**Work to be completed:** Go through the records and show each line where the word "this" occurs.

**Extracted records:**
########################################

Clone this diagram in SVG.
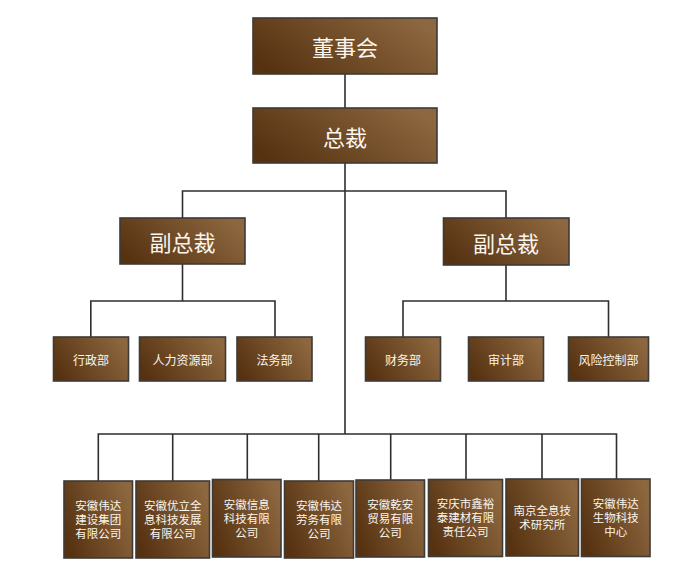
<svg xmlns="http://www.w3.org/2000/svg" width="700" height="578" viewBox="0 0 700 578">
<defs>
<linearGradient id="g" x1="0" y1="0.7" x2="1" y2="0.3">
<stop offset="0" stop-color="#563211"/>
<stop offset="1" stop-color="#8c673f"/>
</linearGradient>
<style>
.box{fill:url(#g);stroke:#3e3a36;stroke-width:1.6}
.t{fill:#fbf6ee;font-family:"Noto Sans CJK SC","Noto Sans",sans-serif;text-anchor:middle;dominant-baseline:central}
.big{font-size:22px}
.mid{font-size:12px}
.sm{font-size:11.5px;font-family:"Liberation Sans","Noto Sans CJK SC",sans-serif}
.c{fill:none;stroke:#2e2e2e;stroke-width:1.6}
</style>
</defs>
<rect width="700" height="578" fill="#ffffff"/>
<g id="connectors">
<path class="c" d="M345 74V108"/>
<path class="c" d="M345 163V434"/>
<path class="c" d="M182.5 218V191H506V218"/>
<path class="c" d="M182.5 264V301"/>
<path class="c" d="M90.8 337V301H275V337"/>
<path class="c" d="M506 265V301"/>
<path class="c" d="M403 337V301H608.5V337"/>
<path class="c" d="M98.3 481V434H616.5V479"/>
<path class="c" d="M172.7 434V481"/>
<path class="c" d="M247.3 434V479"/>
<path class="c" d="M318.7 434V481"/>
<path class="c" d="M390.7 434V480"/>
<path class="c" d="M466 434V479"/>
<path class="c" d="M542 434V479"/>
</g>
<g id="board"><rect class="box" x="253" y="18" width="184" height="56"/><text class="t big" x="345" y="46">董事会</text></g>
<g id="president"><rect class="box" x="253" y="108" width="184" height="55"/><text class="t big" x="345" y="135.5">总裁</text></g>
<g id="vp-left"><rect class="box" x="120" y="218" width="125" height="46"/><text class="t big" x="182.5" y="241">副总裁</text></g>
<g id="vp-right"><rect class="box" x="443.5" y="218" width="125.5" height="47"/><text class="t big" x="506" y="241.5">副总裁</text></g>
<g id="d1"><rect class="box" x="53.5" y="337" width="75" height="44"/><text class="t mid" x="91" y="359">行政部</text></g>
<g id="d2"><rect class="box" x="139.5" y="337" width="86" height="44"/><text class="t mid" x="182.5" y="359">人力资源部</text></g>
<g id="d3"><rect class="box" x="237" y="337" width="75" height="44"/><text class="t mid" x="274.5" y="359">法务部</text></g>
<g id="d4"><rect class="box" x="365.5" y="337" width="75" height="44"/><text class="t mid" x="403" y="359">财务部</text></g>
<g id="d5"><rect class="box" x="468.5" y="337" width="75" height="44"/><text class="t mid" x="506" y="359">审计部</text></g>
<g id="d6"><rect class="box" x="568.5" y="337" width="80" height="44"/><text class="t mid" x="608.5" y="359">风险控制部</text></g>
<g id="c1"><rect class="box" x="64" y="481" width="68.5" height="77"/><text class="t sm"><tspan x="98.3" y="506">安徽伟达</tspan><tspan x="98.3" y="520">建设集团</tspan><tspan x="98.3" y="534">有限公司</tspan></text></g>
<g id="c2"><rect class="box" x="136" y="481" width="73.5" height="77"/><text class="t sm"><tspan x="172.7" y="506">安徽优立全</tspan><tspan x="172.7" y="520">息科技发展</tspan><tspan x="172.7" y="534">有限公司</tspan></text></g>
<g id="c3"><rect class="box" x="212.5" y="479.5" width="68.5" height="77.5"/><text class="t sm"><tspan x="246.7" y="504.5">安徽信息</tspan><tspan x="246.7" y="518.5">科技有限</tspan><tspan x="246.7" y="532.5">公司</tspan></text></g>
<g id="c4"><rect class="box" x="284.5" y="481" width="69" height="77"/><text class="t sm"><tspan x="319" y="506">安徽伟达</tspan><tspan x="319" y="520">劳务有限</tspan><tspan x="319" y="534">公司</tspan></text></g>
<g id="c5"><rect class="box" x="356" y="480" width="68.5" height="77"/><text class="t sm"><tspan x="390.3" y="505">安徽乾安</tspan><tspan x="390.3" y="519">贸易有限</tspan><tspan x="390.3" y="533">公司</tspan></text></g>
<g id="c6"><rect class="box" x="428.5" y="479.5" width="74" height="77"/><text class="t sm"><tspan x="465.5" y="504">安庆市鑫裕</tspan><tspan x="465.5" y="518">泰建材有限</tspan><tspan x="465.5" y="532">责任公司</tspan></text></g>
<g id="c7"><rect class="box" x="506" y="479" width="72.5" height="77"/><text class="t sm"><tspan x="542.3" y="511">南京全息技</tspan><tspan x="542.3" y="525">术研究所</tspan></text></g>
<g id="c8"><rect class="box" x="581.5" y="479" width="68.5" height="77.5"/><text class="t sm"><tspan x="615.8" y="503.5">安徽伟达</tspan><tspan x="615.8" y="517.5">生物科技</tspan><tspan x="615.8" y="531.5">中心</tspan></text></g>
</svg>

########################################

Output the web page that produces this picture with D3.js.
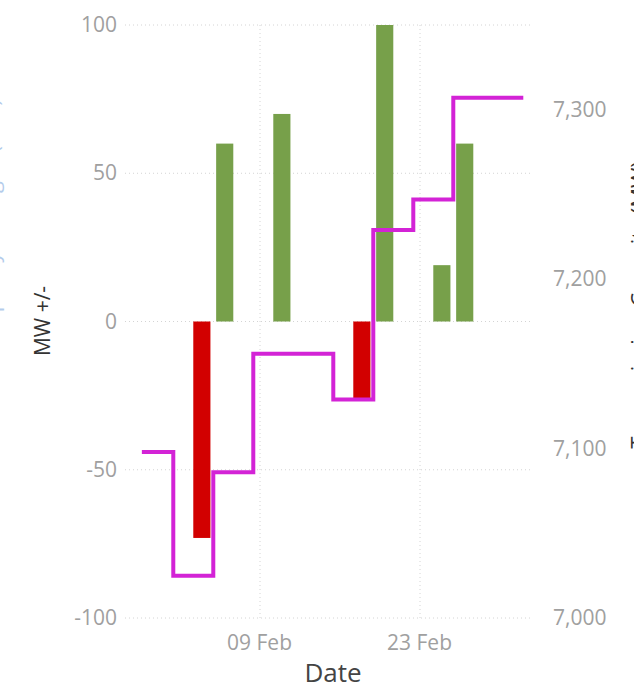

########################################

**The completed task:**
Clone this diagram in SVG.
Output the web page that produces this picture with D3.js.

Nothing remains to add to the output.